Del lector al autor

Cuando un texto llega del autor al lector, el lector se apropia de él. Mira las palabras que están escritas y las interpreta. Lo hace por sí mismo, de acuerdo a su formación y capacidad. Es decir que el lector hace su propio texto.
Podría llegar a ocurrir que el texto que recibe el lector es exactamente el que el autor escribió. Pero la probabilidad de algo así es ínfima. Ni siquiera el mismo autor, pasado un tiempo, es un lector fiel de sí mismo. Cada texto es tantos textos como sus lectores. La comunicación es imposible.

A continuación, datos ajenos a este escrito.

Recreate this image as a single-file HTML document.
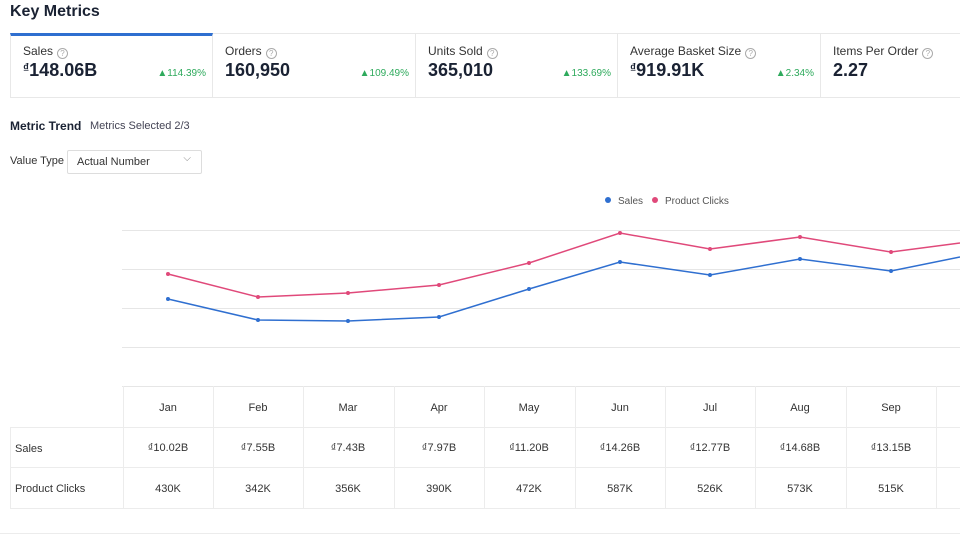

Somos todos islas de comprensión, que a veces erigimos débiles puentes entre algunas. Nos rodea un vacío inllenable, una desconexión definitiva con las personas. Sabemos que los otros nos están diciendo algo, pero nunca sabemos qué es lo que nos dicen. Sólo lo que entendemos de eso.
Los autores que se reconocen como buenos son los que logran que sus lectores escriban textos que los satisfacen. Y a pesar de que los hicieron ellos, se los atribuyen al autor que leyeron. Es un plagio inverso.
No es que es inútil escribir. Ni es inútil leer. Son ejercicios de movimiento de las neuronas, pero cada persona los hace individualmente, sin que los demás puedan influir de manera directa. El texto original es una utopía, una montaña que no se puede escalar, una caja fuerte de la que nadie tiene la combinación.
Sólo queda recrearlo, a ver qué nos dice, y decidir que eso es lo que dice.